Caramelized Onion Hummus

I don’t know if you noticed but I love hummus! I make hummus bi-weekly, I sometimes buy hummus to try new flavor combinations and as you can imagine, I eat hummus often.

So what do I love about hummus? Two things, first I love hummus for its versatility. I use it as a dip for vegetables and pita, as a pizza sauce for pizzas topped with black olives, red onions and spinach and as a sandwich spread, it makes a great alternative to mayonnaise. I even like to dip my roasted potatoes in it when I make weekend breakfasts at home.

Secondly, I love hummus for its health properties. The add ins, such as olive oil, garlic, lemon juice and tahini contain healthy fats, and high amounts of nutrients, vitamins and minerals. Not to forget the main star, chickpeas (aka garbanzo beans) are one of the best things you can eat out of a can/bag and widely available. I’m a huge fan of the website The World’s Healthiest Foods so I did some digging to find out nutritional information on Chickpeas. Here is what I found; chickpeas are high in fibre making you feel fuller for longer and as a result you will consume fewer calories over the course of the day as well as eating them, by the same effect, helps support a healthy digestion tract. They are also high in manganese and anti-oxidants like vitamin C, E, and beta-carotene.

You may have noticed I have a few variations for hummus on V-spot. When I first started this blog in 2008, I posted a basic recipe for Hummus with three variations; Lemon Dill Hummus, Spicy Hummus and Roasted Garlic Hummus. Since then I have posted two more variations Fire Roasted Red Pepper Hummus and Artichoke and Spinach (dip) Hummus.

Today I bring you caramelized onion hummus. Serve this at room temperature, or cold with pita chips, rice crackers and loads of fresh veggies. Great as a sandwich spread, try it slathered on toasted baguette, with Brie and sautéed mushrooms.

Caramelized Onion Hummus

  • 1 medium white onion or 1/3-1/2 of a Vidalia onion
  • 5 cloves of garlic, peeled, trimmed and left whole
  • 1 tbs salted butter or margarine
  • a pinch of thyme or rosemary
  • 3-4 tbs olive oil
  • 1 can of chick peas, rinsed and drained
  • 1 green onion, trimmed and cut into chunks
  • 1 lemon, halved and juiced
  • 2-3 tbs tahini
  • a few tablespoons of water
  • salt and pepper to taste

Method

Prepare onions by thinly slicing into rings. Use your hands to turn them into individual rings. Trim garlic, but leave in whole cloves and set aside.

In a skillet heat 1 tablespoon of olive oil over medium heat. Add in onions and whole garlic cloves and season with thyme, salt and pepper. Let sit about 5-8 minutes turning occasionally so it will not burn. Add in butter and stir well to coat. If you are using white onions and want a sweeter caramelized onion you can add 1/2 tsp of sugar at this stage.
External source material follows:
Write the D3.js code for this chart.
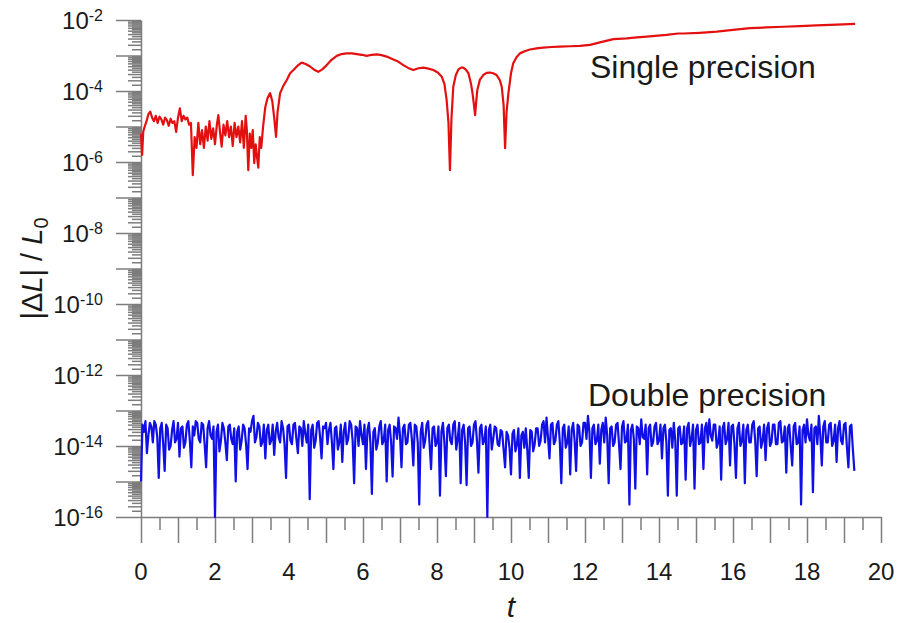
<!DOCTYPE html>
<html>
<head>
<meta charset="utf-8">
<script src="https://cdn.jsdelivr.net/npm/d3@7"></script>
<style>
    body { margin: 0; background: #fff; }
    svg { display: block; font-family: "Liberation Sans", Arial, sans-serif; }
    .axis path, .axis line { stroke: #7d7d7d; stroke-width: 1.5; }
</style>
</head>
<body>
<div id="viz"></div>
<script>
//Datos: exponentes log10 de |dL|/L0
const redT = [0.00, 0.03, 0.06, 0.10, 0.15, 0.20, 0.25, 0.30, 0.35, 0.40, 0.45, 0.50, 0.55, 0.60, 0.65, 0.70, 0.75, 0.80, 0.85, 0.90,
    0.95, 1.00, 1.05, 1.10, 1.15, 1.20, 1.25, 1.30, 1.35, 1.40, 1.45, 1.50, 1.55, 1.60, 1.65, 1.70, 1.75, 1.80, 1.85, 1.90,
    1.95, 2.00, 2.05, 2.09, 2.14, 2.18, 2.23, 2.28, 2.33, 2.38, 2.43, 2.48, 2.53, 2.58, 2.63, 2.68, 2.73, 2.78, 2.83, 2.86,
    2.90, 2.94, 2.98, 3.02, 3.06, 3.10, 3.14, 3.17, 3.21, 3.25, 3.30, 3.36, 3.42, 3.49, 3.55, 3.60, 3.65, 3.69, 3.76, 3.85,
    3.94, 4.03, 4.12, 4.25, 4.34, 4.45, 4.57, 4.68, 4.79, 4.90, 5.02, 5.15, 5.29, 5.42, 5.56, 5.70, 5.83, 5.97, 6.10, 6.24,
    6.37, 6.50, 6.64, 6.82, 6.95, 7.09, 7.22, 7.36, 7.50, 7.63, 7.77, 7.90, 8.02, 8.13, 8.20, 8.26, 8.31, 8.35, 8.39, 8.44,
    8.51, 8.58, 8.65, 8.71, 8.78, 8.85, 8.92, 8.96, 9.00, 9.03, 9.06, 9.09, 9.16, 9.25, 9.34, 9.43, 9.52, 9.61, 9.70, 9.75,
    9.80, 9.84, 9.88, 9.93, 10.00, 10.06, 10.15, 10.24, 10.37, 10.51, 10.69, 10.87, 11.10, 11.32, 11.60, 11.86, 12.14, 12.40, 12.60, 12.77,
    13.13, 13.40, 13.67, 14.20, 14.52, 14.66, 15.10, 15.56, 16.00, 16.46, 16.90, 17.36, 17.80, 18.26, 18.80, 19.30];

const redLog = [-5.2, -5.8, -5.15, -5.0, -4.85, -4.65, -4.58, -4.75, -4.85, -4.7, -4.9, -4.72, -4.8, -4.95, -4.75, -4.82, -4.98, -4.78, -4.9, -4.85,
    -5.15, -4.75, -4.49, -4.85, -4.7, -4.8, -4.75, -4.95, -4.9, -6.37, -5.3, -5.6, -4.9, -5.5, -5.1, -5.6, -5.0, -5.4, -4.85, -5.35,
    -5.05, -5.5, -4.95, -4.68, -5.2, -5.57, -4.95, -5.25, -4.85, -5.3, -5.0, -5.55, -4.9, -5.3, -5.0, -5.45, -4.85, -5.6, -4.7, -5.1,
    -6.23, -5.2, -5.6, -5.1, -6.03, -5.5, -5.9, -6.16, -5.3, -5.6, -5.0, -4.45, -4.2, -4.06, -4.3, -4.75, -5.29, -4.6, -4.06, -3.85,
    -3.69, -3.5, -3.41, -3.27, -3.2, -3.24, -3.31, -3.4, -3.46, -3.39, -3.27, -3.12, -3.01, -2.96, -2.94, -2.94, -2.96, -2.98, -3.01, -2.98,
    -2.97, -2.99, -3.03, -3.11, -3.17, -3.27, -3.35, -3.41, -3.36, -3.34, -3.37, -3.41, -3.48, -3.6, -3.8, -4.25, -4.9, -6.23, -4.8, -3.88,
    -3.55, -3.39, -3.34, -3.34, -3.4, -3.5, -3.8, -4.06, -4.4, -4.68, -4.3, -3.97, -3.68, -3.55, -3.49, -3.48, -3.5, -3.55, -3.7, -3.88,
    -4.4, -5.61, -4.6, -4.06, -3.5, -3.22, -3.05, -2.94, -2.88, -2.83, -2.8, -2.78, -2.76, -2.75, -2.74, -2.73, -2.7, -2.63, -2.58, -2.54,
    -2.52, -2.49, -2.47, -2.42, -2.38, -2.38, -2.36, -2.33, -2.28, -2.23, -2.21, -2.19, -2.17, -2.15, -2.13, -2.11];

// Doble precision: una muestra cada 0.04
const blueStep = 0.04;
const blueLog = [
    -15.0, -13.4, -13.6, -13.3, -14.2, -13.7, -13.35, -13.45, -13.9, -13.3, -13.4, -13.75, -14.9, -13.5, -13.35, -13.95, -14.7, -13.4, -13.5, -14.1,
    -14.0, -13.55, -13.3, -13.9, -13.8, -13.35, -14.3, -13.5, -13.45, -14.05, -13.9, -13.4, -13.3, -13.85, -14.6, -13.45, -13.7, -13.3, -13.35, -13.8,
    -13.9, -13.35, -13.4, -13.95, -14.6, -13.5, -13.3, -13.7, -13.8, -13.45, -16.0, -13.6, -13.4, -14.15, -13.85, -13.35, -13.5, -13.9, -14.4, -13.45,
    -13.4, -13.8, -13.95, -13.5, -15.0, -13.6, -13.45, -14.1, -13.85, -13.4, -13.5, -13.95, -14.65, -13.5, -13.6, -13.3, -13.15, -13.9, -13.75, -13.35,
    -13.45, -14.0, -13.9, -13.4, -14.35, -13.55, -13.4, -13.95, -13.85, -13.4, -14.25, -13.6, -13.35, -13.75, -13.9, -13.3, -13.5, -13.95, -14.9, -13.45,
    -13.4, -13.85, -13.95, -13.4, -13.35, -13.8, -14.2, -13.45, -13.5, -14.0, -13.3, -13.65, -13.9, -13.4, -15.5, -13.55, -13.4, -14.05, -13.85, -13.35,
    -13.3, -13.75, -14.35, -13.45, -13.5, -13.35, -13.95, -13.55, -13.35, -13.9, -14.65, -13.5, -13.45, -14.1, -13.9, -13.4, -14.45, -13.6, -13.35, -13.95,
    -13.8, -13.3, -13.4, -13.85, -15.05, -13.45, -13.5, -14.0, -13.3, -13.7, -13.95, -13.4, -14.65, -13.55, -13.35, -13.9, -15.35, -13.6, -13.5, -14.1,
    -13.9, -13.45, -13.3, -13.95, -13.85, -13.4, -15.0, -13.55, -13.4, -13.9, -14.86, -13.45, -13.5, -13.8, -13.2, -13.7, -14.6, -13.5, -13.4, -13.95,
    -13.9, -13.4, -13.35, -13.8, -14.55, -13.4, -13.45, -13.9, -15.65, -13.6, -13.35, -14.05, -13.85, -13.4, -13.3, -13.95, -14.65, -13.5, -13.45, -14.0,
    -13.9, -13.45, -15.4, -13.6, -13.35, -13.9, -14.85, -13.5, -13.4, -13.85, -13.95, -13.4, -13.3, -14.1, -13.8, -13.35, -15.05, -13.55, -13.4, -13.9,
    -15.1, -13.5, -13.45, -14.0, -13.9, -13.4, -13.3, -13.85, -14.75, -13.5, -13.4, -13.95, -13.85, -13.45, -16.0, -13.55, -13.4, -14.1, -13.8, -13.45,
    -13.5, -13.95, -14.0, -13.55, -13.6, -14.1, -14.6, -13.6, -13.7, -14.05, -14.8, -13.65, -13.55, -14.15, -13.95, -13.5, -14.9, -13.7, -13.6, -14.05,
    -13.5, -14.1, -14.9, -13.55, -13.6, -14.15, -13.95, -13.5, -13.5, -14.0, -13.85, -13.4, -13.3, -13.9, -13.2, -13.75, -14.35, -13.4, -13.35, -13.95,
    -13.85, -13.4, -13.3, -13.9, -15.05, -13.5, -13.4, -14.05, -13.9, -13.45, -14.8, -13.55, -13.35, -13.85, -14.7, -13.4, -13.45, -14.0, -13.9, -13.35,
    -13.35, -13.8, -13.15, -13.6, -14.9, -13.5, -13.4, -13.95, -13.85, -13.4, -14.5, -13.55, -13.35, -13.9, -13.2, -13.7, -15.05, -13.5, -13.45, -14.0,
    -13.9, -13.4, -13.35, -13.95, -14.65, -13.45, -13.3, -13.9, -13.85, -13.4, -15.65, -13.55, -13.4, -13.8, -15.2, -13.45, -13.5, -13.95, -13.25, -13.75,
    -13.8, -13.4, -14.8, -13.5, -13.4, -14.0, -13.9, -13.45, -13.35, -13.95, -13.85, -13.4, -14.35, -13.5, -13.4, -13.9, -15.4, -13.55, -13.5, -14.05,
    -13.35, -13.85, -15.4, -13.5, -13.45, -13.95, -13.9, -13.45, -14.95, -13.5, -13.35, -14.0, -13.8, -13.4, -15.2, -13.55, -13.4, -13.95, -13.9, -13.4,
    -14.65, -13.5, -13.35, -13.9, -13.25, -13.7, -13.85, -13.4, -13.4, -14.05, -13.9, -13.45, -14.95, -13.5, -13.35, -13.95, -13.8, -13.35, -14.55, -13.45,
    -13.4, -13.95, -14.9, -13.5, -13.35, -14.0, -13.85, -13.4, -15.05, -13.55, -13.4, -13.9, -13.9, -13.4, -13.3, -13.85, -14.85, -13.5, -13.45, -14.05,
    -13.85, -13.4, -14.4, -13.5, -13.35, -14.0, -13.9, -13.4, -13.4, -13.95, -13.95, -13.35, -13.3, -13.9, -13.85, -13.45, -14.75, -13.5, -13.4, -14.0,
    -14.55, -13.45, -13.35, -13.95, -13.9, -13.45, -15.65, -13.55, -13.4, -13.9, -13.25, -13.7, -13.85, -13.4, -15.3, -13.5, -13.45, -13.95, -13.15, -13.7,
    -14.55, -13.45, -13.3, -13.9, -13.9, -13.4, -13.35, -14.0, -13.85, -13.4, -14.45, -13.5, -13.3, -13.85, -13.95, -13.4, -13.35, -14.05, -14.6, -13.45,
    -13.4, -14.1, -14.7];

const xLabels = [0, 2, 4, 6, 8, 10, 12, 14, 16, 18, 20];
const yLabelExps = [-2, -4, -6, -8, -10, -12, -14, -16];

const W = 899, H = 623;
const margin = {top: 20, right: 18, bottom: 106, left: 141};

let svg = d3.select('#viz').append('svg')
    .attr('width', W)
    .attr('height', H);

let x = d3.scaleLinear()
    .domain([0, 20])
    .range([margin.left, W - margin.right]);

let y = d3.scaleLog()
    .domain([1e-16, 1e-2])
    .range([H - margin.bottom, margin.top]);

let yBottom = H - margin.bottom;

// Ticks eje X
let xMajor = d3.range(0, 21, 1);
let xMinor = d3.range(0.5, 20, 1);

svg.append('g')
    .attr('class', 'axis')
    .attr('transform', 'translate(0,' + yBottom + ')')
    .call(d3.axisBottom(x).tickValues(xMinor).tickSize(13).tickFormat(''))
    .select('.domain').remove();

svg.append('g')
    .attr('class', 'axis')
    .attr('transform', 'translate(0,' + yBottom + ')')
    .call(d3.axisBottom(x).tickValues(xMajor).tickSize(26).tickSizeOuter(0).tickFormat(''));

// Ticks eje Y
let yMajor = d3.range(-16, -1, 1).map(function(e) { return Math.pow(10, e); });
let yMinorLong = [], yMinorShort = [];
d3.range(-16, -2, 1).forEach(function(e) {
    for (let m = 1.5; m < 10; m += 0.5) {
        let v = m * Math.pow(10, e);
        if (m % 1 === 0) { yMinorLong.push(v); } else { yMinorShort.push(v); }
    }
});

svg.append('g')
    .attr('class', 'axis')
    .attr('transform', 'translate(' + margin.left + ',0)')
    .call(d3.axisLeft(y).tickValues(yMinorShort).tickSize(9).tickFormat(''))
    .select('.domain').remove();

svg.append('g')
    .attr('class', 'axis')
    .attr('transform', 'translate(' + margin.left + ',0)')
    .call(d3.axisLeft(y).tickValues(yMinorLong).tickSize(13).tickFormat(''))
    .select('.domain').remove();

svg.append('g')
    .attr('class', 'axis')
    .attr('transform', 'translate(' + margin.left + ',0)')
    .call(d3.axisLeft(y).tickValues(yMajor).tickSize(25).tickSizeOuter(0).tickFormat(''));

// Etiquetas
svg.append('g').selectAll('text')
    .data(xLabels)
    .enter()
    .append('text')
    .attr('x', function(d) { return x(d); })
    .attr('y', 580)
    .attr('text-anchor', 'middle')
    .attr('font-size', 24)
    .attr('fill', '#1a1a1a')
    .text(function(d) { return d; });

let yl = svg.append('g').selectAll('text')
    .data(yLabelExps)
    .enter()
    .append('text')
    .attr('x', 103)
    .attr('y', function(d) { return y(Math.pow(10, d)) + 9; })
    .attr('text-anchor', 'end')
    .attr('fill', '#1a1a1a');
yl.append('tspan').attr('font-size', 24).text('10');
yl.append('tspan').attr('font-size', 16).attr('dy', -8).text(function(d) { return '-' + Math.abs(d); });

svg.append('text')
    .attr('x', x(10))
    .attr('y', 617)
    .attr('text-anchor', 'middle')
    .attr('font-size', 30)
    .attr('font-style', 'italic')
    .attr('fill', '#1a1a1a')
    .text('t');

let ylab = svg.append('text')
    .attr('transform', 'translate(42,' + ((margin.top + yBottom) / 2) + ') rotate(-90)')
    .attr('text-anchor', 'middle')
    .attr('font-size', 29)
    .attr('fill', '#1a1a1a');
ylab.append('tspan').text('|Δ');
ylab.append('tspan').attr('font-style', 'italic').text('L');
ylab.append('tspan').text('| / ');
ylab.append('tspan').attr('font-style', 'italic').text('L');
ylab.append('tspan').attr('font-size', 20).attr('dy', 6).text('0');

// Curvas
let line = d3.line()
    .x(function(d) { return x(d.t); })
    .y(function(d) { return y(Math.pow(10, d.v)); });

let redData = redT.map(function(t, i) { return {t: t, v: redLog[i]}; });
let blueData = blueLog.map(function(v, i) { return {t: i * blueStep, v: v}; });

svg.append('path')
    .datum(blueData)
    .attr('d', line)
    .attr('fill', 'none')
    .attr('stroke', '#1010e6')
    .attr('stroke-width', 2.2)
    .attr('stroke-linejoin', 'round');

svg.append('path')
    .datum(redData)
    .attr('d', line)
    .attr('fill', 'none')
    .attr('stroke', '#e41010')
    .attr('stroke-width', 2.2)
    .attr('stroke-linejoin', 'round');

svg.append('text')
    .attr('x', 590)
    .attr('y', 78)
    .attr('font-size', 32)
    .attr('fill', '#1a1a1a')
    .text('Single precision');

svg.append('text')
    .attr('x', 588)
    .attr('y', 406)
    .attr('font-size', 32)
    .attr('fill', '#1a1a1a')
    .text('Double precision');
</script>
</body>
</html>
Cook for an additional 5-10 minutes until the onions and garlic cloves are browned well and soft. Be careful not to burn.

While the onions are cooking add the green onion to a food processor and mince.Then add in the chickpeas, lemon juice, tahini and remaining olive oil and run until the mixture is smooth and well incorporated.

When the onions are caramelized, add them to the food processor and mix around a little with a spoon. Process a for a few pulses if you want the onions to remain chunky or process for longer if you like it smooth. Add water or additional olive oil to thin to your desired consistency. Season with salt and pepper.

I actually really like this hummus served warm and you can eat this right away. However, if you leave the hummus to cool in the fridge it sets nicer up and the flavors improve. I did not try this, but I imagine you could bake this in the oven for a few minutes, top with some gruyere or daiya for a warm dip served with toasty bread and it would taste kind of like a french onion soup dip. Yum, now I need to try that too!